I don’t need a Broadmoor mansion or anything like that, just a place where I can stretch my arms without touching the walls.

My wife kicked my stuff out of the home office when she converted it into a nursery. I didn’t have much say in the matter, so I packed up my things and moved them out — it would be difficult to write thought-provoking articles with the boy sleeping nearby anyway. (I’d have to sit Indian-style in the crib and stick my arms through the bars to reach the keyboard, and with the way I’d have to lightly tap each letter, you’d think I was a man tuning a piano next to a sleeping lion.) Luckily, I’m not counted upon for thought-provoking articles.

I built my own standing-desk a while back, like I’m Ernest Hemingway or something. It’s sleek, upright and takes up little space, but when baby came along I had to move this desk from the office to the corner of the dining area. Instead of looking like the next great American novelist I must look like I’m in trouble, just standing there, facing the corner.

I also had to move all my books out of the office closet to make room for boxes of diapers, hooded baby-towels — with cartoon eyes that make you jump when you open the door — and way too many onesies on hangers.
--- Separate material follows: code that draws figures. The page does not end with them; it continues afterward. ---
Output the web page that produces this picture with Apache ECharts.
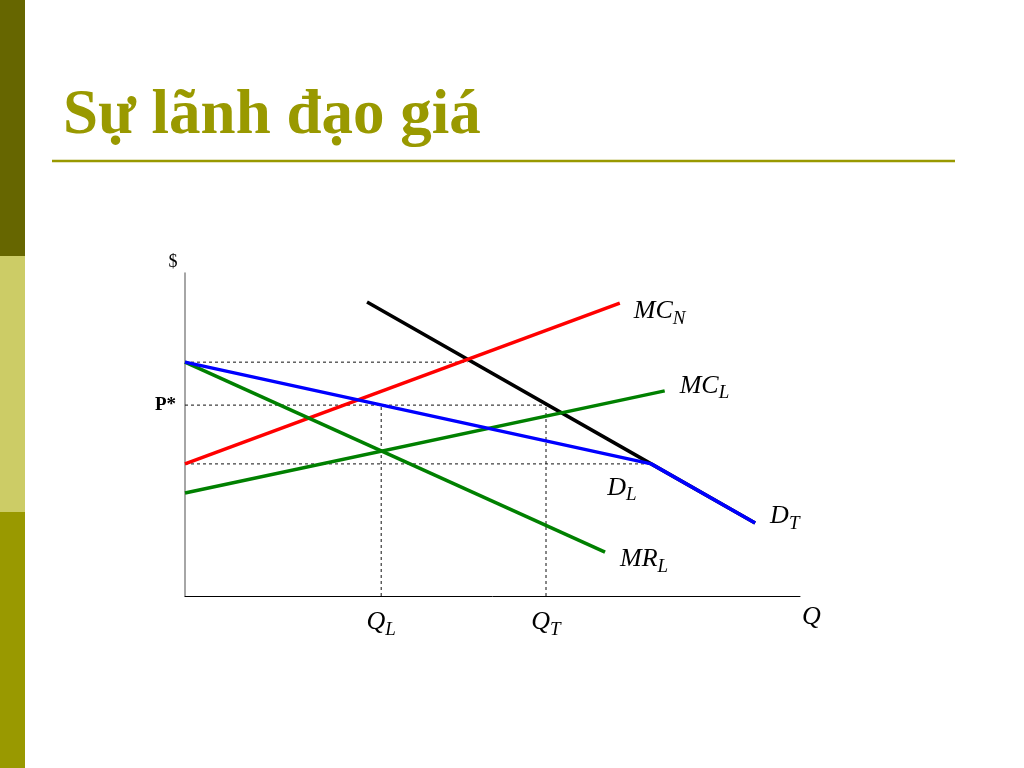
<!DOCTYPE html>
<html><head><meta charset="utf-8">
<script src="https://cdn.jsdelivr.net/npm/echarts@6/dist/echarts.min.js"></script>
<style>html,body{margin:0;padding:0;background:#fff}#c{width:1024px;height:768px}</style>
</head><body><div id="c"></div>
<script>
// ---- data (arbitrary units) ----
const titleText = 'Sự lãnh đạo giá';
const QL = 31.9, QT = 58.7, PSTAR = 59.1;
const dTotal  = [[29.6, 91.0], [75.8, 40.9], [92.7, 22.6]];
const dLeader = [[0, 72.4], [75.8, 40.9], [92.7, 22.6]];
const mcN = [[0, 40.9], [70.7, 90.7]];
const mcL = [[0, 31.9], [78.0, 63.5]];
const mrL = [[0, 72.4], [68.3, 13.6]];
const guides = [
  [[0, 72.4], [45.9, 72.4]],
  [[0, PSTAR], [QT, PSTAR]],
  [[0, 40.9], [75.8, 40.9]],
  [[QL, 0], [QL, PSTAR]],
  [[QT, 0], [QT, PSTAR]]
];
const xTickLabels = {[QL]: '{m|Q}{s|L}', [QT]: '{m|Q}{s|T}'};
const yTickLabels = {[PSTAR]: 'P*'};

// ---- styling ----
const SERIF = 'Liberation Serif';
const rich = {
  m: {fontFamily: SERIF, fontStyle: 'italic', fontSize: 26, lineHeight: 30, color: '#000', opacity: 1},
  s: {fontFamily: SERIF, fontStyle: 'italic', fontSize: 19, lineHeight: 19, padding: [15, 0, 0, 0], color: '#000', opacity: 1}
};
const curveLabels = [
  {point: mcN[mcN.length - 1], text: '{m|MC}{s|N}', offset: [14, 8]},
  {point: mcL[mcL.length - 1], text: '{m|MC}{s|L}', offset: [15, -5]},
  {point: dTotal[dTotal.length - 1], text: '{m|D}{s|T}', offset: [15, -7]},
  {point: mrL[mrL.length - 1], text: '{m|MR}{s|L}', offset: [15, 7]},
  {point: dLeader[1], text: '{m|D}{s|L}', offset: [-44, 24]}
];

const guideSeries = guides.map(g => ({
  type: 'line', data: g, symbol: 'none', silent: true, z: 1,
  lineStyle: {color: '#111', width: 1, type: [3, 3]}
}));
function curve(data, color, z) {
  return {type: 'line', data, symbol: 'none', silent: true, z,
    lineStyle: {color, width: 3.5}};
}

const chart = echarts.init(document.getElementById('c'), null, {renderer: 'canvas'});
chart.setOption({
  backgroundColor: '#fff',
  animation: false,
  grid: {left: 185, top: 273, width: 615, height: 323},
  xAxis: {
    type: 'value', min: 0, max: 100,
    name: '{m|Q}', nameLocation: 'end', nameGap: 2,
    nameTextStyle: {rich, color: '#000', padding: [42, 0, 0, 0]},
    axisLine: {show: true, lineStyle: {color: '#000', width: 1}},
    axisTick: {show: false}, splitLine: {show: false},
    axisLabel: {
      customValues: [QL, QT], margin: 11, rich, color: '#000',
      formatter: v => xTickLabels[v] || ''
    }
  },
  yAxis: {
    type: 'value', min: 0, max: 100,
    name: '$', nameLocation: 'end', nameGap: 2,
    nameTextStyle: {fontFamily: SERIF, fontSize: 18, color: '#000', padding: [0, 24, 0, 0]},
    axisLine: {show: true, lineStyle: {color: '#888', width: 1.5}},
    axisTick: {show: false}, splitLine: {show: false},
    axisLabel: {
      customValues: [PSTAR], margin: 9,
      fontFamily: SERIF, fontSize: 19, fontWeight: 'bold', color: '#000',
      padding: [0, 0, 18, 0],
      formatter: v => yTickLabels[v] || ''
    }
  },
  series: [
    ...guideSeries,
    curve(dTotal, '#000', 3),
    curve(mcN, '#ff0000', 4),
    curve(mcL, '#008000', 4),
    curve(mrL, '#008000', 4),
    curve(dLeader, '#0000ff', 5),
    {
      type: 'scatter', silent: true, z: 6, symbolSize: 0,
      itemStyle: {color: '#000', opacity: 1},
      data: curveLabels.map(c => ({
        value: c.point,
        label: {show: true, position: 'right', distance: 0, offset: c.offset,
          color: '#000', opacity: 1, formatter: c.text, rich}
      }))
    }
  ],
  graphic: [
    {type: 'rect', shape: {x: 0, y: 0, width: 25, height: 256}, style: {fill: '#666600'}},
    {type: 'rect', shape: {x: 0, y: 256, width: 25, height: 256}, style: {fill: '#cccc66'}},
    {type: 'rect', shape: {x: 0, y: 512, width: 25, height: 256}, style: {fill: '#999900'}},
    {type: 'text', x: 63, y: 117, style: {text: titleText, fill: '#999900',
      font: 'bold 63px "Liberation Serif"', verticalAlign: 'middle', align: 'left'}},
    {type: 'line', shape: {x1: 52, y1: 161, x2: 955, y2: 161},
      style: {stroke: '#999900', lineWidth: 2.5}}
  ]
});
</script></body></html>
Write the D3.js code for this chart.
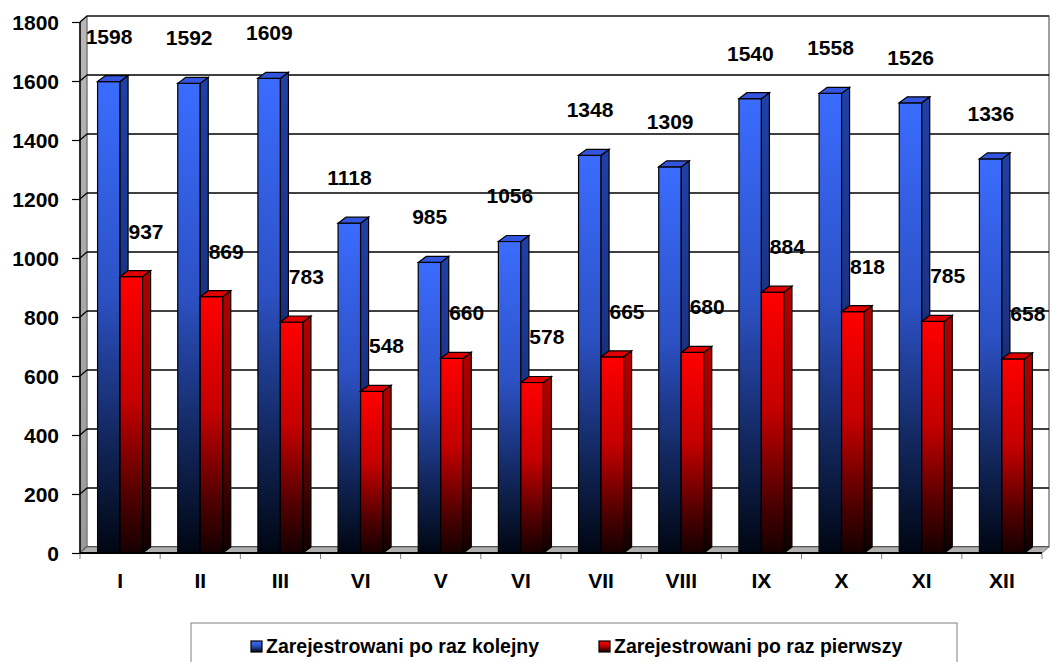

The boy could change twice a day and still not wear every piece by the time he’s 20. I couldn’t just divide and pile my books in the corners without my wife noticing. I had to box them up and put them in the crawlspace. I can only read down there for so long before the flashlight starts to dim and I hear my name being called.

Sound travels too well in a small house. My wife tells me to keep the TV volume low or else it’ll wake the baby, but if he can hear it in his nursery then I suppose I must be going deaf in the living room. I have to sit right up next to it just to hear if the speakers are on. At that distance I have to turn my head left and right just to read a sentence of the captions, and I barely have time to see any of the show or know who’s in it. At least the old silent films gave you a moment to catch up on the reading before moving forward with the plot.

So, we’re on the lookout for a new home. It’s a seller’s market in the Springs right now. There are a few apps I use to keep tabs on what homes pop up for sale. My phone pings every time a new home hits the market, but houses are selling so fast a man has to sit in his car with the engine idling if he wants to have a shot at putting in an offer. And for some reason our price bracket is filled with homes that have “great potential” and are “a good investment.” This is tricky realtor language that you should try not to fall for. If you don't have "mountain views" in this town then you might be blind.

I will tell you this: I wouldn’t mind having a realtor tell me with a smile that our new home has “room to grow.”